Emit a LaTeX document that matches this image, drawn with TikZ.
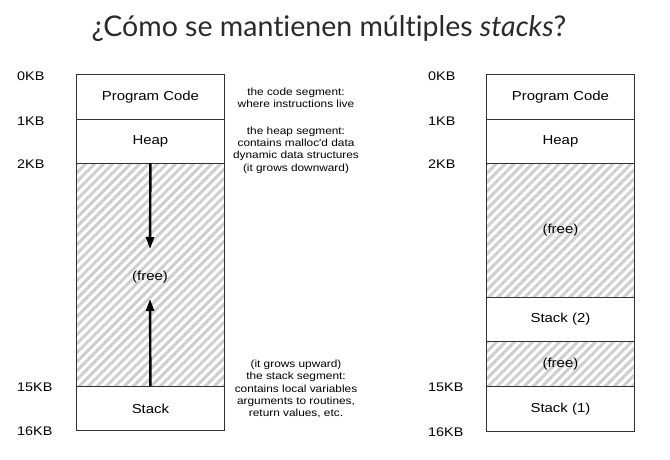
\documentclass[tikz,border=0pt]{standalone}
\usepackage{fontspec}
\setmainfont{Liberation Sans}
\newfontfamily\diagfont[FakeStretch=1.15]{Liberation Sans}
\newfontfamily\titlefont[Ligatures={NoCommon}]{Lato}
\usetikzlibrary{arrows.meta,calc}
\definecolor{titlegray}{HTML}{2A2A2A}
\definecolor{linegray}{HTML}{333333}
\definecolor{hatchgray}{HTML}{D0D0D0}
\tikzset{
  seg/.style={draw=linegray, line width=0.9pt, minimum width=148pt, inner sep=0pt, anchor=north west,
    font=\diagfont\fontsize{13}{15}\selectfont},
  hatched/.style={seg, path picture={
      \foreach \i in {-320,-311,...,320}
        \draw[hatchgray, line width=3pt] ($(path picture bounding box.center)+(\i-250,250)$) -- ++(500,-500);
    }},
  kb/.style={anchor=west, inner sep=0pt, font=\diagfont\fontsize{12.5}{14}\selectfont},
  note/.style={align=center, inner sep=0pt, font=\diagfont\fontsize{10.3}{12.3}\selectfont},
  growarrow/.style={line width=2.4pt, -{Triangle[length=12pt,width=8pt]}},
}
\begin{document}
\begin{tikzpicture}[x=1pt,y=-1pt]
\useasboundingbox (0,0) rectangle (670,459);
% title
\node[font=\titlefont\fontsize{28.5}{32}\selectfont, text=titlegray, anchor=base, inner sep=0pt] (title) at (329,36) {¿Cómo se mantienen múltiples \textit{stacks}?};

% left column
\node[seg, minimum height=45pt] (codeL) at (76,74) {Program Code};
\node[seg, minimum height=44pt] (heapL) at (76,119) {Heap};
\node[hatched, minimum height=223pt] (freeL) at (76,163) {};
\node[font=\diagfont\fontsize{13}{15}\selectfont, inner sep=1pt] (freeLtxt) at (150,277) {(free)};
\node[seg, minimum height=44pt] (stackL) at (76,386) {Stack};
\coordinate (downtip) at (150,249);
\coordinate (uptip) at (150,299);
\draw[growarrow] (freeL.north) -- (downtip);
\draw[growarrow] (stackL.north) -- (uptip);

\node[kb] (l0) at (17,76) {0KB};
\node[kb] (l1) at (17,121) {1KB};
\node[kb] (l2) at (17,164) {2KB};
\node[kb] (l15) at (17,387) {15KB};
\node[kb] (l16) at (17,431) {16KB};

\node[note] (ncode) at (296,98) {the code segment:\\where instructions live};
\node[note] (nheap) at (296,150) {the heap segment:\\contains malloc'd data\\dynamic data structures\\(it grows downward)};
\node[note] (nstack) at (296,389) {(it grows upward)\\the stack segment:\\contains local variables\\arguments to routines,\\return values, etc.};

% right column
\node[seg, minimum height=45pt] (codeR) at (486,74) {Program Code};
\node[seg, minimum height=44pt] (heapR) at (486,119) {Heap};
\node[hatched, minimum height=134pt] (freeR1) at (486,163) {(free)};
\node[seg, minimum height=44pt] (stack2) at (486,297) {Stack (2)};
\node[hatched, minimum height=45pt] (freeR2) at (486,341) {(free)};
\node[seg, minimum height=45pt] (stack1) at (486,386) {Stack (1)};

\node[kb] (r0) at (428,76) {0KB};
\node[kb] (r1) at (428,121) {1KB};
\node[kb] (r2) at (428,164) {2KB};
\node[kb] (r15) at (428,387) {15KB};
\node[kb] (r16) at (428,432) {16KB};
\end{tikzpicture}
\end{document}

# GIVEN TASK
Repeat only what lies between the start of the data and the end of the line containing "text=titlegray, anchor=base, inner", exactly, with pictures left out.

# RESULT OF THIS EXERCISE
Emit a LaTeX document that matches this image, drawn with TikZ.
\documentclass[tikz,border=0pt]{standalone}
\usepackage{fontspec}
\setmainfont{Liberation Sans}
\newfontfamily\diagfont[FakeStretch=1.15]{Liberation Sans}
\newfontfamily\titlefont[Ligatures={NoCommon}]{Lato}
\usetikzlibrary{arrows.meta,calc}
\definecolor{titlegray}{HTML}{2A2A2A}
\definecolor{linegray}{HTML}{333333}
\definecolor{hatchgray}{HTML}{D0D0D0}
\tikzset{
  seg/.style={draw=linegray, line width=0.9pt, minimum width=148pt, inner sep=0pt, anchor=north west,
    font=\diagfont\fontsize{13}{15}\selectfont},
  hatched/.style={seg, path picture={
      \foreach \i in {-320,-311,...,320}
        \draw[hatchgray, line width=3pt] ($(path picture bounding box.center)+(\i-250,250)$) -- ++(500,-500);
    }},
  kb/.style={anchor=west, inner sep=0pt, font=\diagfont\fontsize{12.5}{14}\selectfont},
  note/.style={align=center, inner sep=0pt, font=\diagfont\fontsize{10.3}{12.3}\selectfont},
  growarrow/.style={line width=2.4pt, -{Triangle[length=12pt,width=8pt]}},
}
\begin{document}
\begin{tikzpicture}[x=1pt,y=-1pt]
\useasboundingbox (0,0) rectangle (670,459);
% title
\node[font=\titlefont\fontsize{28.5}{32}\selectfont, text=titlegray, anchor=base, inner sep=0pt] (title) at (329,36) {¿Cómo se mantienen múltiples \textit{stacks}?};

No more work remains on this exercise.